# Momentum Conservation

If we know the position as a function of time, \( \vec{r} (t) \), for all the bodies in the system, then we have solved the dynamics of the system completely, and we know all of its past, present, and future motion.

If all of the forces in the problem are specified, it is possible to find this solution through a careful analysis of the equations of motion. However, in many cases, we can easily identify certain quantities which remain constant through the motion, and are independent of time. These quantities are known as constants of motions, and they are useful since knowing their value at any moment, we know their values at all times, irrespective of their motion. One such example was work conservation, where conservative forces are involved.

Another constant of motion is known as momentum. Newton's second law applies to a single body states that,

$$ \vec{F} = m \vec{a} = \frac{d \vec{p}}{dt} $$

where in the last step, \( \vec{p} = m \vec{v} \). This is a vector quantity known as the momentum. In general, it is a function of time.

However, if any of the components of the force vanishes, then the corresponding component of the momentum is conserved:

$$ 0 = \frac{d p_i}{dt} \rightarrow p_i = constant $$

If there are no external force son the system altogether, then all the components of the momentum are conserved, which is simply Newton's first law of motion. Thus, momentum changes only when a force is applied. The in momentum is known as the impulse:

$$ \vec{J} = \int^{t_f}_{t_i} \vec{F} dt = \int^{t_f}_{t_i} \frac{d \vec{p}}{dt} dt = \vec{p}_f - \vec{p}_i $$

In the last step, the fundamental theorem of calculus was used. The impulse, or the change in momentum, depends on the time integral of the force over some duration. Therefore, the same impulse may results from applying a lot of force over a short period of time as when applying a little bit of force over a long period of time.

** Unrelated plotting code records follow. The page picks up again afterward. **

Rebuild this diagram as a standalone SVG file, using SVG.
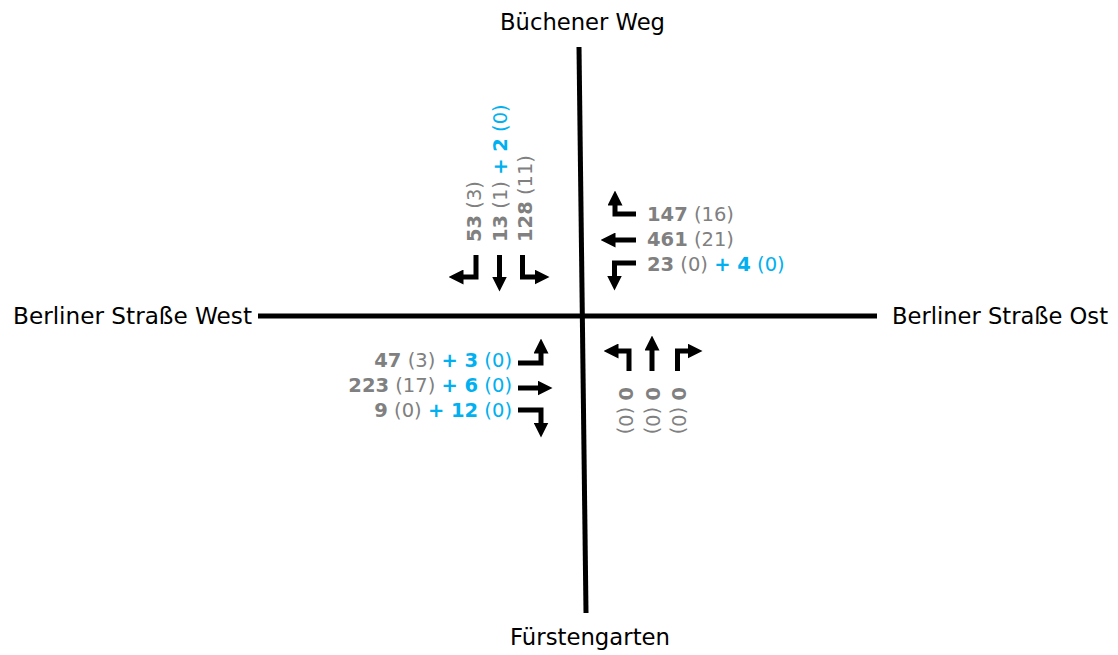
<svg xmlns="http://www.w3.org/2000/svg" width="1118" height="655" viewBox="0 0 1118 655">
<defs>
<marker id="ah" viewBox="0 0 15 15" refX="0.5" refY="7.5" markerWidth="15" markerHeight="15" markerUnits="userSpaceOnUse" orient="auto"><path d="M0,0 L15,7.5 L0,15 Z" fill="#000"/></marker>
</defs>
<style>
.road{stroke:#000;stroke-width:5;fill:none}
.arr{stroke:#000;stroke-width:5;fill:none;stroke-linejoin:miter;marker-end:url(#ah)}
.name{font-family:"DejaVu Sans",Verdana,sans-serif;font-size:23px;fill:#000}
.lbl{font-family:"DejaVu Sans",Verdana,sans-serif;font-size:19.5px;fill:#808080}
.b{font-weight:bold}
.blue{fill:#00B0F0}
</style>
<rect width="1118" height="655" fill="#fff"/>
<g id="connectors">
<line class="road" x1="258" y1="316" x2="877" y2="316"/>
<line class="road" x1="579" y1="47" x2="586" y2="613"/>
</g>
<g id="name-north"><text class="name" x="500" y="30" textLength="165" lengthAdjust="spacingAndGlyphs">Büchener Weg</text></g>
<g id="name-south"><text class="name" x="510" y="645" textLength="160" lengthAdjust="spacingAndGlyphs">Fürstengarten</text></g>
<g id="name-west"><text class="name" x="13" y="324" textLength="239" lengthAdjust="spacingAndGlyphs">Berliner Straße West</text></g>
<g id="name-east"><text class="name" x="892" y="324" textLength="216" lengthAdjust="spacingAndGlyphs">Berliner Straße Ost</text></g>
<g id="approach-north">
<path class="arr" d="M476,255 V277 H463"/>
<path class="arr" d="M499.5,255 V277"/>
<path class="arr" d="M522.5,255 V277 H535"/>
<text class="lbl" transform="translate(481,242) rotate(-90)"><tspan class="b">53</tspan> (3)</text>
<text class="lbl" transform="translate(507,242) rotate(-90)"><tspan class="b">13</tspan> (1) <tspan class="b blue">+ 2</tspan><tspan class="blue"> (0)</tspan></text>
<text class="lbl" transform="translate(532,242) rotate(-90)"><tspan class="b">128</tspan> (11)</text>
</g>
<g id="approach-east">
<path class="arr" d="M636,214 H615 V205"/>
<path class="arr" d="M636,240 H615"/>
<path class="arr" d="M636,263 H614.5 V276"/>
<text class="lbl" x="647" y="221"><tspan class="b">147</tspan> (16)</text>
<text class="lbl" x="647" y="246"><tspan class="b">461</tspan> (21)</text>
<text class="lbl" x="647" y="271"><tspan class="b">23</tspan> (0) <tspan class="b blue">+ 4</tspan><tspan class="blue"> (0)</tspan></text>
</g>
<g id="approach-south">
<path class="arr" d="M629,371 V351 H618"/>
<path class="arr" d="M652,371 V350"/>
<path class="arr" d="M677.5,371 V351 H688"/>
<text class="lbl" transform="translate(619,387) rotate(90)"><tspan class="b">0</tspan> (0)</text>
<text class="lbl" transform="translate(645.5,387) rotate(90)"><tspan class="b">0</tspan> (0)</text>
<text class="lbl" transform="translate(672,387) rotate(90)"><tspan class="b">0</tspan> (0)</text>
</g>
<g id="approach-west">
<path class="arr" d="M518,363 H541 V353"/>
<path class="arr" d="M518,388 H538"/>
<path class="arr" d="M518,410 H541 V423"/>
<text class="lbl" x="512" y="367" text-anchor="end"><tspan class="b">47</tspan> (3) <tspan class="b blue">+ 3</tspan><tspan class="blue"> (0)</tspan></text>
<text class="lbl" x="512" y="392" text-anchor="end"><tspan class="b">223</tspan> (17) <tspan class="b blue">+ 6</tspan><tspan class="blue"> (0)</tspan></text>
<text class="lbl" x="512" y="417" text-anchor="end"><tspan class="b">9</tspan> (0) <tspan class="b blue">+ 12</tspan><tspan class="blue"> (0)</tspan></text>
</g>
</svg>
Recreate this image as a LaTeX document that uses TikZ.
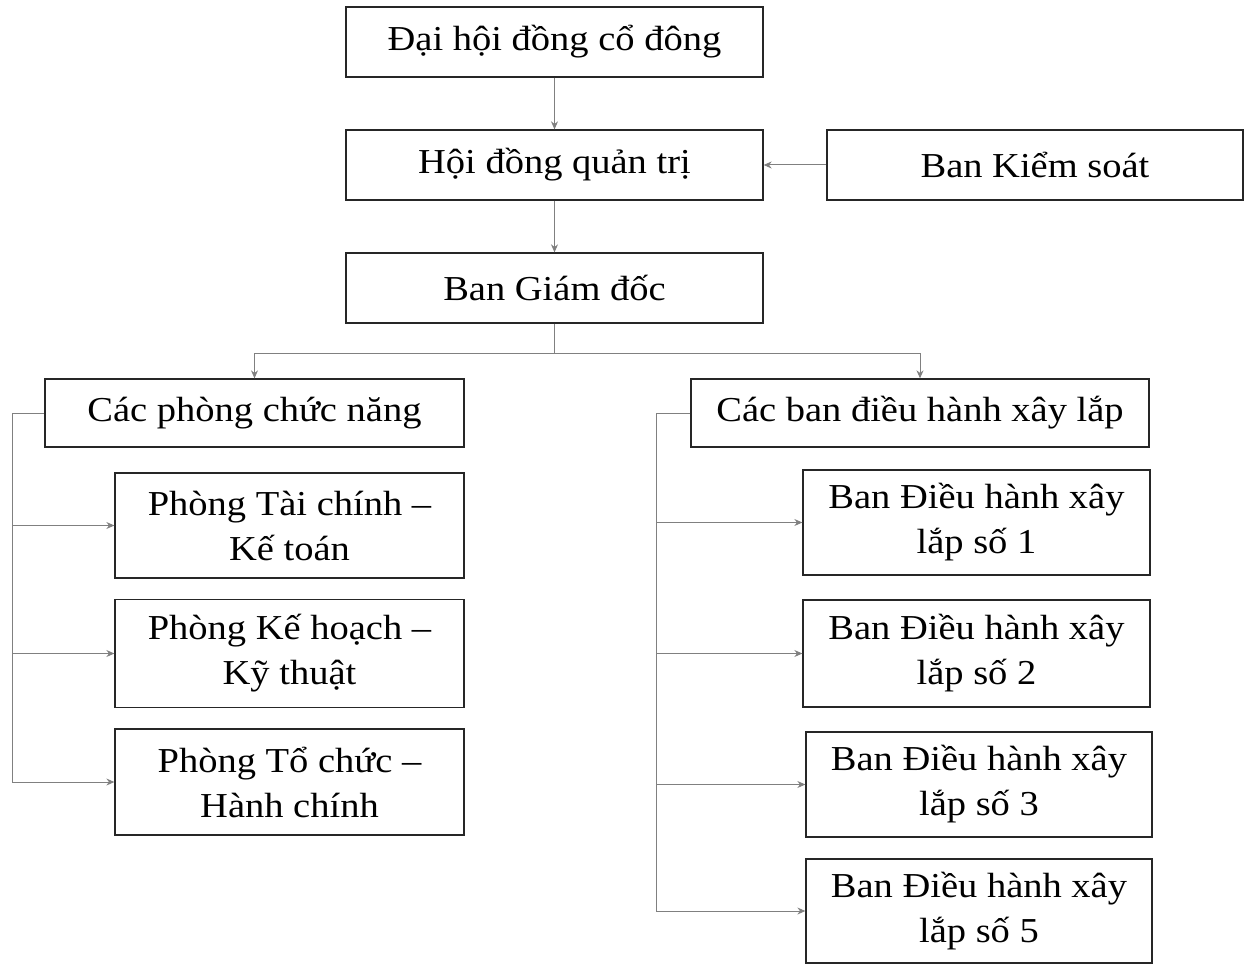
\documentclass[tikz,border=0pt]{standalone}
\usepackage{fontspec}
\setmainfont[FakeStretch=1.1]{Liberation Serif}
\usetikzlibrary{arrows.meta}
\begin{document}
\begin{tikzpicture}[x=1pt,y=-1pt,
  box/.style={draw=black!85,line width=1.3pt,rectangle,align=center,inner sep=0pt,
    font=\fontsize{35}{45}\selectfont},
  conn/.style={draw=black!50,line width=1pt,-{Stealth[length=8pt,width=7pt]}},
  bus/.style={draw=black!50,line width=1pt}]
\useasboundingbox (0,0) rectangle (1244,965);
\node[box,minimum width=417pt,minimum height=70pt] (dh) at (554.5,42) {Đại hội đồng cổ đông};
\node[box,minimum width=417pt,minimum height=70pt] (hd) at (554.5,165) {Hội đồng quản trị};
\node[box,minimum width=416pt,minimum height=70pt] (bks) at (1035,165) {Ban Kiểm soát};
\node[box,minimum width=417pt,minimum height=70pt] (bgd) at (554.5,288) {Ban Giám đốc};
\node[box,minimum width=419pt,minimum height=68pt] (cp) at (254.5,413) {Các phòng chức năng};
\node[box,minimum width=458pt,minimum height=68pt] (cb) at (920,413) {Các ban điều hành xây lắp};
\node[box,minimum width=349pt,minimum height=105pt] (p1) at (289.5,525.5) {Phòng Tài chính –\\Kế toán};
\node[box,minimum width=349pt,minimum height=108pt] (p2) at (289.5,653.5) {Phòng Kế hoạch –\\Kỹ thuật};
\node[box,minimum width=349pt,minimum height=106pt] (p3) at (289.5,782) {Phòng Tổ chức –\\Hành chính};
\node[box,minimum width=347pt,minimum height=105pt] (b1) at (976.5,522.5) {Ban Điều hành xây\\lắp số 1};
\node[box,minimum width=347pt,minimum height=107pt] (b2) at (976.5,653.5) {Ban Điều hành xây\\lắp số 2};
\node[box,minimum width=346pt,minimum height=105pt] (b3) at (979,784.5) {Ban Điều hành xây\\lắp số 3};
\node[box,minimum width=346pt,minimum height=104pt] (b5) at (979,911) {Ban Điều hành xây\\lắp số 5};
\coordinate (split) at (554.5,353);
\coordinate (lbus) at (12,413);
\coordinate (rbus) at (656,413);
\draw[conn] (dh) -- (hd);
\draw[conn] (bks) -- (hd);
\draw[conn] (hd) -- (bgd);
\draw[bus] (bgd.south) -- (split);
\draw[conn] (split) -| (cp.north);
\draw[conn] (split) -| (cb.north);
\draw[bus] (cp.west) -- (lbus);
\draw[conn] (lbus) |- (p1.west);
\draw[conn] (lbus) |- (p2.west);
\draw[conn] (lbus) |- (p3.west);
\draw[bus] (cb.west) -- (rbus);
\draw[conn] (rbus) |- (b1.west);
\draw[conn] (rbus) |- (b2.west);
\draw[conn] (rbus) |- (b3.west);
\draw[conn] (rbus) |- (b5.west);
\end{tikzpicture}
\end{document}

The situation becomes more interesting when we consider more than a single body. Consider when two bodies, with masses \( m_1 \) and \( m_2 \), that exert the some force on each other, but otherwise have no forces applies to them. Writing Newton's second law we have:

$$ \vec{F}_1 = \frac{d \vec{p}_1}{dt} $$

$$ \vec{F}_2 = \frac{d \vec{p}_2}{dt} $$

Where \( \vec{p}_1 = m_1 \vec{v}_1 \) is the momentum associated with the first particle, and \( \vec{p}_2 = m_2 \vec{v}_2 \) is the momentum associated with the second particle. Since we assumed that no external forces are present, then from Newton's third law we have that \( \vec{F}_1 = - \vec{F}_2 \). Adding the two equations we then find:

$$ 0 = \frac{d}{dt} ( \vec{p}_1 + \vec{p}_2 ) \rightarrow \vec{P}_{tot} = \vec{p}_1 + \vec{p}_2 $$

The total momentum of the system, which is the sum of the individual momenta, is conserved.

This powerful conclusion can be extended to systems with arbitrary number of interacting bodies and no external forces, simply by repeating the above arguments with an arbitrary number of particles, \( N \).